NEW KENSINGTON, Pa. – A term paper written in 1965 by college student Frederick W. Smith received an average grade, but laid the groundwork for the creation of an airfreight shipping industry intended to solve issues related to sending time-sensitive packages economically and efficiently. With the paper’s idea always in the back of his mind, Smith created Federal Express, the precursor to the now global FedEx Corporation, just eight years later with 14 planes and the delivery of 186 packages to 25 U.S. cities during its first night.
“Everything we do here is rooted in innovation,” said Henry Maier, president and CEO of FedEx Ground, to a group of students, faculty and staff from Penn State New Kensington.
Maier welcomed the group to FedEx Ground’s fully-automated North Pittsburgh Ground Station as part of a trip organized by Rhonda Schuldt, the campus’ innovation coordinator at its innovation hub, The Corner.
“This determination and his [Smith’s] innovative and entrepreneurial mindset led to the creation of a unique startup that turned into a global industry leader all founded on his original idea,” said Schuldt. “This is a great illustration of what we say at our Penn State LaunchBox innovation hubs like The Corner – don’t quit your daydream!”
The trip also coincided with Penn State New Kensington’s strengthening focus on innovation. For the past year, the campus, under the leadership of Chancellor Kevin Snider, has been strategically planning ways to embed and offer opportunities and experiences founded upon Industry 4.0 for students, the campus and local community.
“Our goal is to give students, faculty and staff as many opportunities as possible to see how innovation and technology is changing every facet of our lives."
-- Rhonda Schuldt, innovation coordinator at Penn State New Kensington and The Corner innovation hub.
“From a technology perspective, the facility we visited is an incredible example of the connection between the physical and digital worlds and how it creates data and processes that not only help the facility be more efficient, but also how the data generated creates a digital set of information that follows each package from the point of origin to its final destination to help the company deliver on its promise to customers,” explained Schuldt.
She continued, “It also illustrated the importance of an innovative, entrepreneurial mindset no matter the career pursued or industry and the value it brings to many organizations.”
The attendees, including students in the campus’ business, electro-mechanical engineering technology (EMET) and information sciences and technology (IST) programs, not only heard from Maier and North Pittsburgh Ground Station leadership about the company’s history, but also about how innovation and related mindset empowers its employees of all levels to constantly solve problems and strengthen processes.
“Innovation is a discipline,” stated Maier, who defined innovation as the means of discovering and solving problems in new ways under conditions of uncertainty.
“As we witnessed during the visit, innovation is a key and critical aspect of all that they [FedEx Ground] do; they’re not a technology company, yet technology and innovation are core to all they do,” said Schuldt.

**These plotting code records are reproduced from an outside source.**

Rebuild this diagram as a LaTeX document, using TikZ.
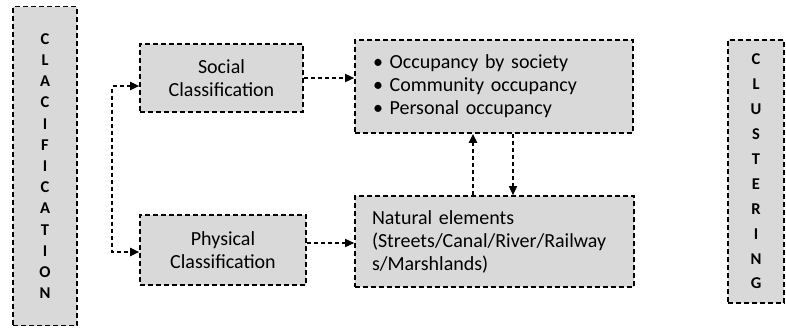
\documentclass[tikz,border=0pt]{standalone}
\usepackage{fontspec}
\setmainfont{Carlito}
\usetikzlibrary{arrows.meta}
\definecolor{boxgray}{RGB}{217, 217, 217}

\begin{document}
\begin{tikzpicture}[x=1pt, y=-1pt,
  box/.style={draw, fill=boxgray, line width=1.6pt, dash pattern=on 5pt off 3pt,
    inner sep=0pt, font=\fontsize{20}{23}\selectfont},
  letters/.style={font=\bfseries\fontsize{16.5}{#1}\selectfont, align=center},
  link/.style={line width=1.4pt, dash pattern=on 4pt off 3pt,
    -{Triangle[length=9pt, width=8pt]}}]
  \useasboundingbox (0, 0) rectangle (786, 327);

  % the two side bars
  \node[box, letters=21.2, minimum width=64, minimum height=319] (clac) at (45, 166)
    {C\\L\\A\\C\\I\\F\\I\\C\\A\\T\\I\\O\\N};
  \node[box, letters=24.9, minimum width=56, minimum height=263] (clus) at (756, 171.5)
    {C\\L\\U\\S\\T\\E\\R\\I\\N\\G};

  % classification boxes
  \node[box, align=center, minimum width=163, minimum height=68] (social) at (221.5, 78)
    {Social\\Classification};
  \node[box, align=center, minimum width=166, minimum height=70] (physical) at (223, 250)
    {Physical\\Classification};

  % result boxes
  \node[box, align=left, text width=242, inner xsep=18, minimum height=93] (occupancy) at (494, 86.5)
    {\textbullet\ Occupancy by society\\
     \textbullet\ Community occupancy\\
     \textbullet\ Personal occupancy};
  \node[box, align=left, text width=245, inner xsep=17, minimum height=91] (natural) at (494.5, 241.5)
    {Natural elements\\
     (Streets/Canal/River/Railway\\
     s/Marshlands)};

  % connectors
  \draw[link, line width=1.8pt, {Triangle[length=9pt, width=8pt]}-{Triangle[length=9pt, width=8pt]}]
    ([yshift=-8]social.west) -| ++(-27, 0) |- ([yshift=-2]physical.west);
  \draw[link] (social.east) -- (social.east -| occupancy.west);
  \draw[link] ([yshift=7]physical.east) -- ([yshift=7]physical.east -| natural.west);
  \draw[link, line width=2.2pt] (natural.north -| 473, 0) -- (occupancy.south -| 473, 0);
  \draw[link] (occupancy.south -| 513, 0) -- (natural.north -| 513, 0);
\end{tikzpicture}
\end{document}
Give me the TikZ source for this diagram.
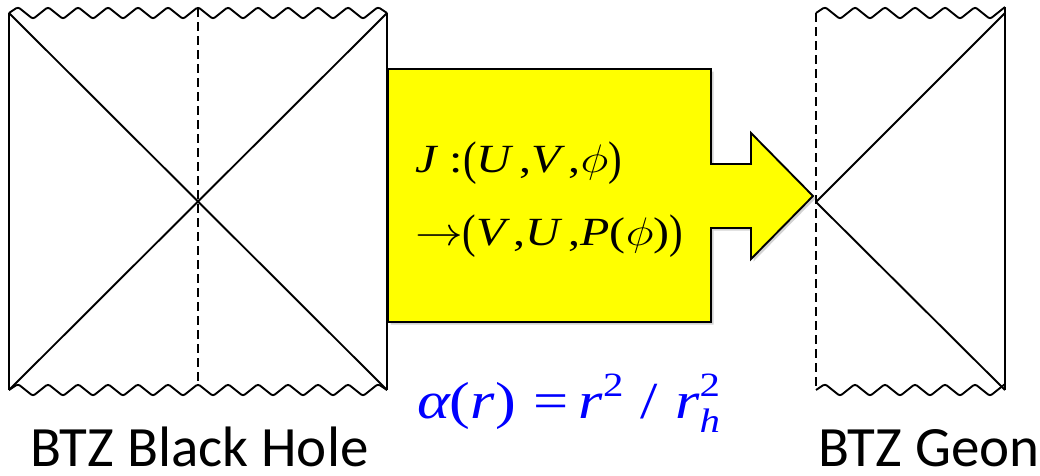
\documentclass[tikz,border=0pt]{standalone}
\usepackage{graphicx}
\usepackage{fontspec}
\setmainfont{Carlito}
\newfontfamily\tms{Liberation Serif}
\newcommand{\wide}[1]{\scalebox{1.2}[1]{#1}}
\newcommand{\bigpar}[1]{\raisebox{-0.06em}{\scalebox{0.85}[1.18]{\upshape #1}}}
\newcommand{\myphi}{\scalebox{1.6}{$\phi$}}
\newcommand{\myto}{\scalebox{1.6}{$\rightarrow$}}
\newcommand{\supsize}{\fontsize{34}{34}\selectfont}
\usetikzlibrary{shadows}
\definecolor{arrowyellow}{RGB}{255,255,0}
\definecolor{formulablue}{RGB}{0,0,255}
\tikzset{
  diag/.style={line width=1.9pt, line join=round},
  dashline/.style={line width=1.9pt, dash pattern=on 9pt off 5pt},
  wave/.style={line width=1.9pt, rounded corners=2.5pt},
  bigarrow/.style={fill=arrowyellow, draw=black, line width=1.9pt, line join=miter,
    drop shadow={opacity=0.35, shadow xshift=2.5pt, shadow yshift=-2.5pt}},
  label/.style={inner sep=0pt, anchor=base west, font=\fontsize{57}{60}\selectfont},
  mathlabel/.style={inner sep=0pt, anchor=base west, font=\fontsize{40}{44}\selectfont\tms\itshape},
  bluelabel/.style={inner sep=0pt, anchor=base west, text=formulablue, font=\fontsize{52}{56}\selectfont\tms\itshape}
}
\begin{document}
\begin{tikzpicture}[x=1pt,y=-1pt]
\useasboundingbox (0,0) rectangle (1040,475);
% ---------- left: BTZ black hole ----------
\draw[wave] (9,13) \foreach \k in {0,...,11} { -- ({18+30*\k},7) -- ({33+30*\k},19) } -- (378,7) -- (387,13);
\draw[wave] (9,390) \foreach \k in {0,...,11} { -- ({18+30*\k},384) -- ({33+30*\k},396) } -- (378,384) -- (387,390);
\draw[diag] (9,13) -- (9,390);
\draw[diag] (387,13) -- (387,390);
\draw[diag] (9,13) -- (387,390);
\draw[diag] (9,390) -- (387,13);
\draw[dashline] (198,8) -- (198,384);
% ---------- right: BTZ geon ----------
\draw[wave] (816,13) -- (825,7) \foreach \k in {0,...,5} { -- ({840+30*\k},19) -- ({855+30*\k},7) };
\draw[wave] (816,390) -- (825,384) \foreach \k in {0,...,5} { -- ({840+30*\k},396) -- ({855+30*\k},384) };
\draw[diag] (1005,7) -- (1005,390);
\draw[dashline] (816,13) -- (816,390);
\draw[diag] (1005,13) -- (816,202) -- (1005,390);
% ---------- yellow arrow ----------
\path[bigarrow] (388,69) -- (711,69) -- (711,164) -- (751,164) -- (751,133) -- (813,196)
  -- (751,259) -- (751,228) -- (711,228) -- (711,322) -- (388,322) -- cycle;
\node[mathlabel] (jmap) at (415,172)
  {\wide{J\;\upshape:\bigpar{(}\itshape U\,\upshape,\itshape V\,\upshape,\myphi\bigpar{)}}};
\node[mathlabel] (jimg) at (415,245)
  {\wide{\myto\bigpar{(}\itshape V\,\upshape,\itshape U\,\upshape,\itshape P\upshape(\myphi)\bigpar{)}}};
% ---------- labels ----------
\node[bluelabel] (alpha) at (417,418)
  {\wide{α\upshape(\itshape r\upshape)\;=\,\itshape r\raisebox{0.42em}{\supsize\upshape 2}\;\upshape/\;\itshape r\rlap{\raisebox{0.42em}{\supsize\upshape 2}}\raisebox{-0.28em}{\supsize\itshape h}}};
\node[label] (bh) at (30,466) {BTZ Black Hole};
\node[label] (geon) at (818,466) {BTZ Geon};
\end{tikzpicture}
\end{document}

Students on the trip included members of a cross-discipline class of EMET and business students who are being taught by Joseph Cuiffi, program coordinator and instructor of EMET, and Rujirutana Mandhachitara, known as Dr. A on campus and program coordinator of business and associate professor of business and economics. The class has been learning about Industry 4.0 topics and how to take ideas and create products that solve problems while using innovative skill sets such as creative thinking, collaboration and critical thinking.
“Dr. A and Dr. Cuiffi have been teaching us how to develop our own products and be innovative,” said Devon Anckle, an IST student minoring in business. “We’ve been able to see what they are teaching us in class, from artificial intelligence to big data, and this field trip has allowed us to see those things applied in the real world.”
Schuldt, along with faculty members such as Cuiffi and industry and community partners, has been working on how to expand learning opportunities to students and the local area. Those involved are mapping out possibilities for the 2019-20 academic year.
“We’re recognizing the importance of how innovation and the rapid pace of technology is changing everything around us and is critical for any discipline, and we want students to be prepared for jobs and careers they will need to be ready for when they leave us,” said Schuldt.
She concluded, “Our goal is to give students, faculty and staff as many opportunities as possible to see how innovation and technology is changing every facet of our lives and see companies and organizations that illustrate this. We’re hoping to have additional site visits, as well as continue to bring companies to campus for future New Kensington Spark Sessions."